## Required work
Reproduce the lines exactly, beginning with the line that has "Rebuild this chart" and ending with the line that has "import * as echarts from 'echarts';". Images are left out.

# START OF Information given

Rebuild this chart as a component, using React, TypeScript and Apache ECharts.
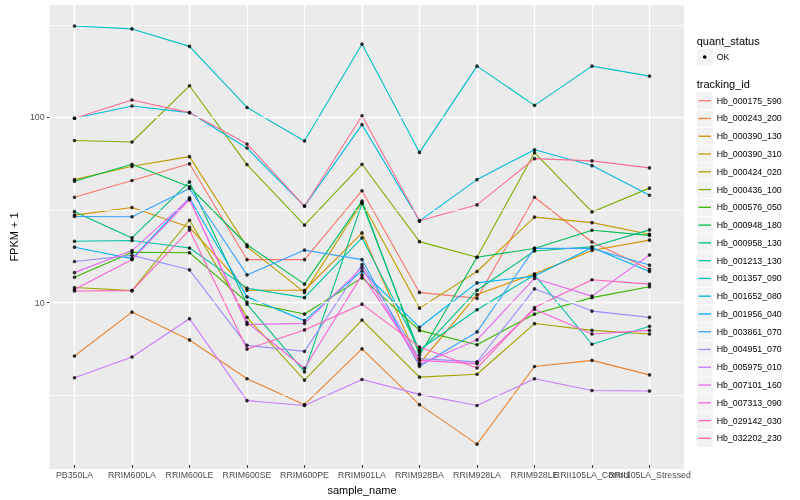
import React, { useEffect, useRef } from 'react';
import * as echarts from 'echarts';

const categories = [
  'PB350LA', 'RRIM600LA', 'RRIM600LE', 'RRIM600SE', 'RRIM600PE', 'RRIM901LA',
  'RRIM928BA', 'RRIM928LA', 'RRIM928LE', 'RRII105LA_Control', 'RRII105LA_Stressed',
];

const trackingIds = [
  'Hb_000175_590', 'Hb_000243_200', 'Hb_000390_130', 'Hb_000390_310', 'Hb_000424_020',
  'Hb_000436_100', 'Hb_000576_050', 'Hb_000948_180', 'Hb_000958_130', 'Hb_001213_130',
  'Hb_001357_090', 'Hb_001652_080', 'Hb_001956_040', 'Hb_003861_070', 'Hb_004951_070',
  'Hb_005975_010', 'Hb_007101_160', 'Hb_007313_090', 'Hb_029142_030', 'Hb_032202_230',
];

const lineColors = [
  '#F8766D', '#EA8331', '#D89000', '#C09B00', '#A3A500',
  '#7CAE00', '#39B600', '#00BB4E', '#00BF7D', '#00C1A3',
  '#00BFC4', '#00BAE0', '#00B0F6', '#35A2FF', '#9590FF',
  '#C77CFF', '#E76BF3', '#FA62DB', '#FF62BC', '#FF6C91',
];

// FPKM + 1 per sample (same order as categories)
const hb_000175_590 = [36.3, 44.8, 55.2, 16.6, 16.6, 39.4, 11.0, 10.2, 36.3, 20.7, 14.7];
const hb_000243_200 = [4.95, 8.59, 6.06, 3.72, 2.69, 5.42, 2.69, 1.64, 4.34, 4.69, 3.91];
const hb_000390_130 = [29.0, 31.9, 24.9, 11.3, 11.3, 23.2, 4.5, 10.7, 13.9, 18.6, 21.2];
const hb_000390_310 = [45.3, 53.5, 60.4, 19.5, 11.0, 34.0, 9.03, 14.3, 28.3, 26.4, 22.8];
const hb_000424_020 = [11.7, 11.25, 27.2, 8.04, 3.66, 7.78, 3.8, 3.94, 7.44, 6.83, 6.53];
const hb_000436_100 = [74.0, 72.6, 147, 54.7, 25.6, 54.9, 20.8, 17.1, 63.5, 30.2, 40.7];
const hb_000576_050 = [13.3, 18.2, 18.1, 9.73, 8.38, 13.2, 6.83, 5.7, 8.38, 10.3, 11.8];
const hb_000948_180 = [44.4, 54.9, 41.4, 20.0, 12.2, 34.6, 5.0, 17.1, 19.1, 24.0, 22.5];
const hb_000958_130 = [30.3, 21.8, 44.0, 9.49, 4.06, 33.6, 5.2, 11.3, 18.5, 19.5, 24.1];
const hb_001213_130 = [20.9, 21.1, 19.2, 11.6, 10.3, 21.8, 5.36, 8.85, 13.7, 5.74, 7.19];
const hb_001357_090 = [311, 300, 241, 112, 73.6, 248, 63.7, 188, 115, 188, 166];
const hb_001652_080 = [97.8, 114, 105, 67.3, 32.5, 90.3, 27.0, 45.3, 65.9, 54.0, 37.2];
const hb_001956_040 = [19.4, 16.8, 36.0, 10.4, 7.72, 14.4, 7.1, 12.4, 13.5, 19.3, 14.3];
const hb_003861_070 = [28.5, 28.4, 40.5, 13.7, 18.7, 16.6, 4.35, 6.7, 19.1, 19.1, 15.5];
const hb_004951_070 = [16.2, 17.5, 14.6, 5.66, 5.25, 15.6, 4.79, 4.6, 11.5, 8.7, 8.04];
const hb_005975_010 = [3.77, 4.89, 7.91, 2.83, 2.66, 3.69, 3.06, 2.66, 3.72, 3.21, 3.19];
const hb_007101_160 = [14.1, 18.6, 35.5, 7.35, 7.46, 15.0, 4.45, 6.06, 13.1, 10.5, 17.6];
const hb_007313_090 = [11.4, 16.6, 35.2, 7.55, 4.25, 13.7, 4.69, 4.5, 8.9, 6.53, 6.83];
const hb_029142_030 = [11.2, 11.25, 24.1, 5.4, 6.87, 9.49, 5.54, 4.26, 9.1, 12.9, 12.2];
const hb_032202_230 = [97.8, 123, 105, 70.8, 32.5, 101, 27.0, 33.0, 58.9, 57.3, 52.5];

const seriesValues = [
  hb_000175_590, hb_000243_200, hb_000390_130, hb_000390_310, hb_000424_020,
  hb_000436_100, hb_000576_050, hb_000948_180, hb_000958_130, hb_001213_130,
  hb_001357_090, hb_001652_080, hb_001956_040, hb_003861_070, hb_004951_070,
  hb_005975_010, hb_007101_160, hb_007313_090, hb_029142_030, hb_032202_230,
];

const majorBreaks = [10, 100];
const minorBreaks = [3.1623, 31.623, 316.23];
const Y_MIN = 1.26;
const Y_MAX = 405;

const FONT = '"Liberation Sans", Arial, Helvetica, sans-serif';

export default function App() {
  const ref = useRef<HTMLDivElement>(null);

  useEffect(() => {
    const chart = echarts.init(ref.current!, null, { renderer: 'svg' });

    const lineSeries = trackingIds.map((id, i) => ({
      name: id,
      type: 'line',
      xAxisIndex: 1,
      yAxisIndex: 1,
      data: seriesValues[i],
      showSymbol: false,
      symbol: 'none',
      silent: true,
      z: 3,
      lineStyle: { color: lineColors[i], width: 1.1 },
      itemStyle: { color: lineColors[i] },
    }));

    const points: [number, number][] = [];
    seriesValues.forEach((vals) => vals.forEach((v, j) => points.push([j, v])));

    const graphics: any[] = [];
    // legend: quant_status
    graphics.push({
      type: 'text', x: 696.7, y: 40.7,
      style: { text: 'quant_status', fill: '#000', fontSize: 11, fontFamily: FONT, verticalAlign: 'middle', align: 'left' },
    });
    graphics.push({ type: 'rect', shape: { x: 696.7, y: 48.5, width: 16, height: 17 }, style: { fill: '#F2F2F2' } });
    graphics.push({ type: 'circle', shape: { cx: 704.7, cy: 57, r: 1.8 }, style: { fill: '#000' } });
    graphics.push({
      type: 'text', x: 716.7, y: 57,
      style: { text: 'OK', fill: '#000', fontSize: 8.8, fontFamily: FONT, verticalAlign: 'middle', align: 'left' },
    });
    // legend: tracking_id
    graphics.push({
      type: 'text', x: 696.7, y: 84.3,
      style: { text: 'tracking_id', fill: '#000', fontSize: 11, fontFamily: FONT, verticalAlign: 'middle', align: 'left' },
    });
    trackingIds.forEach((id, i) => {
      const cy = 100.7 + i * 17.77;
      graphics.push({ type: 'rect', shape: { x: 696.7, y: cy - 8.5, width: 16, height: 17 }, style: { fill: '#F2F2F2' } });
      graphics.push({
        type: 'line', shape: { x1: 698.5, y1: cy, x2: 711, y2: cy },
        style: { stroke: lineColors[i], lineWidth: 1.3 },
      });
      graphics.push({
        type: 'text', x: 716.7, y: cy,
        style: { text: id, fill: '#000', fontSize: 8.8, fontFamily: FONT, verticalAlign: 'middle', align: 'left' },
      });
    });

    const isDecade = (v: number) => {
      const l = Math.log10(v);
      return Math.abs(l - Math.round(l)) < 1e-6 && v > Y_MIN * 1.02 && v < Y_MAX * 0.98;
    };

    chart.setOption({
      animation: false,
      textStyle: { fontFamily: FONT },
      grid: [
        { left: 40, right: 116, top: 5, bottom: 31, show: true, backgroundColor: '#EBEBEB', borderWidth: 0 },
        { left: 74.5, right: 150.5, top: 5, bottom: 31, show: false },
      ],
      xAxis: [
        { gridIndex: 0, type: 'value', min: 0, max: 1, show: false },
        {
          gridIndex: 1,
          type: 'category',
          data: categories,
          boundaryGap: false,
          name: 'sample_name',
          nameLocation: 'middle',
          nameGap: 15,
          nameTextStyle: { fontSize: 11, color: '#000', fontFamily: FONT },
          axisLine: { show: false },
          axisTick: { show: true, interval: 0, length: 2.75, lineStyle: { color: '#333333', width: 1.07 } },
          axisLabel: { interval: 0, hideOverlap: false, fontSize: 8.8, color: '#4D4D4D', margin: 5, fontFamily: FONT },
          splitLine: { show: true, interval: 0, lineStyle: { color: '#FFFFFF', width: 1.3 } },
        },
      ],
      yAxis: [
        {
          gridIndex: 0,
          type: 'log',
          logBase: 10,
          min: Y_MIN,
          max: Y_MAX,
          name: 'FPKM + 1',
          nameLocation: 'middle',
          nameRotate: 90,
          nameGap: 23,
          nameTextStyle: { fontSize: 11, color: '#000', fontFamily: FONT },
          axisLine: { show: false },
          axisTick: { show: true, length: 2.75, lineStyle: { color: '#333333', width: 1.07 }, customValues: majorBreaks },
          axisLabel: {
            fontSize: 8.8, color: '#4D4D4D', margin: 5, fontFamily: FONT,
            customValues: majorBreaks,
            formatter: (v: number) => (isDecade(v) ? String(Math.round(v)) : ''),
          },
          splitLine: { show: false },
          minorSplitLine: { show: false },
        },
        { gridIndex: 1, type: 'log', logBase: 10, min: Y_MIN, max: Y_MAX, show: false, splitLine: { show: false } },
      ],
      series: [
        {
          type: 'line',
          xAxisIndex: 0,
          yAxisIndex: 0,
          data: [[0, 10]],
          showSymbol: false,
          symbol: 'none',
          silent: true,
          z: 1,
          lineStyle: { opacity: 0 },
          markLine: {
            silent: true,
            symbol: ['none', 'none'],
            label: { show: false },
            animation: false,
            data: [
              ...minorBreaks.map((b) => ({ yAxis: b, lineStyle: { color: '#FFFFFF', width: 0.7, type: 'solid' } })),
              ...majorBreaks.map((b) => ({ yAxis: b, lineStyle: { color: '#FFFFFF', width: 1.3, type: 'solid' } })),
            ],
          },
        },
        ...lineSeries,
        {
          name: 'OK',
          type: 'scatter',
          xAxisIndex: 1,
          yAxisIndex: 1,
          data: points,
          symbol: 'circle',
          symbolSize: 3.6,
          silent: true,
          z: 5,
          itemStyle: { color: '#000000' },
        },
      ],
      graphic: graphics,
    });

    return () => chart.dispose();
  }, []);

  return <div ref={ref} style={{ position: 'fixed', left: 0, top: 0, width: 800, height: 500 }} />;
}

# END OF Information given
# START OF Information given

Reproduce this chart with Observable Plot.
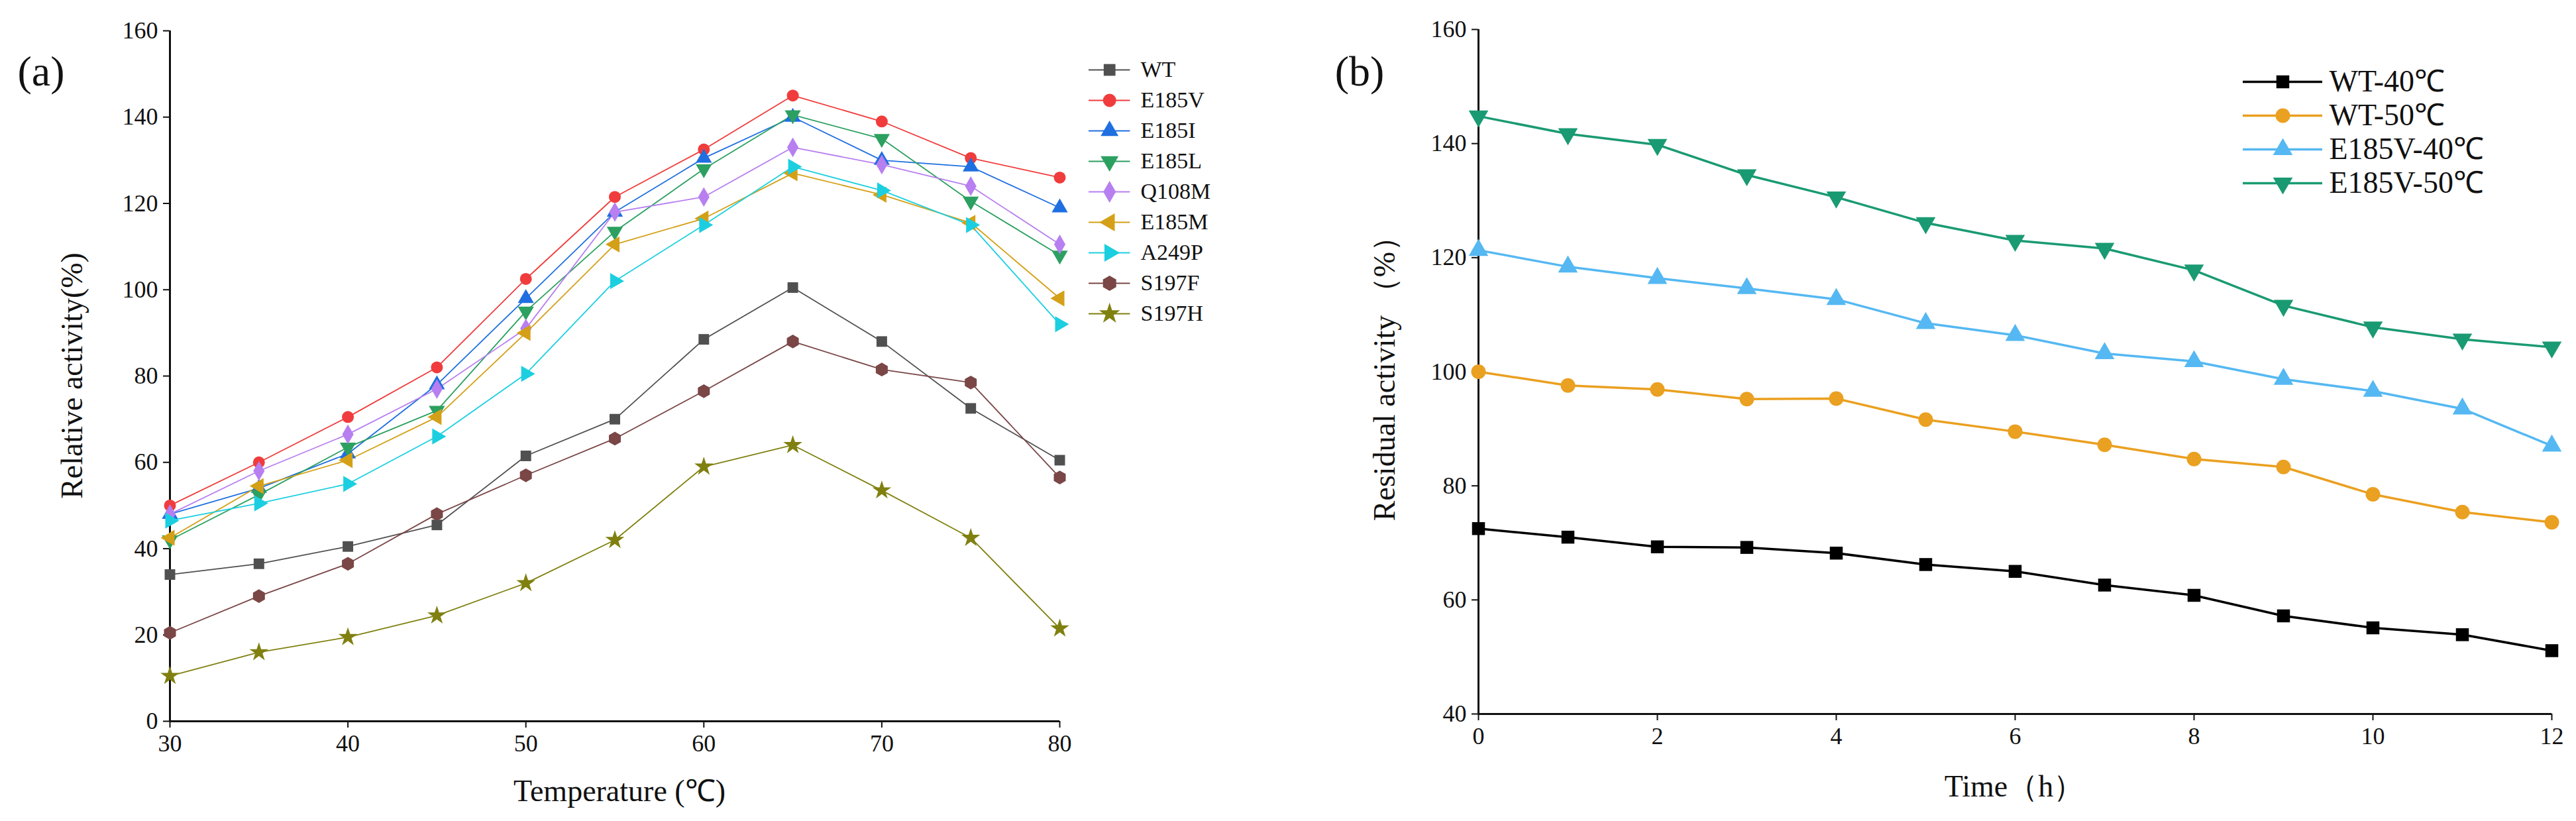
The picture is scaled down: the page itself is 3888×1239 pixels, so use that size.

# END OF Information given

## Result for this exercise
Rebuild this chart as a component, using React, TypeScript and Apache ECharts.
import React, { useEffect, useRef } from 'react';
import * as echarts from 'echarts';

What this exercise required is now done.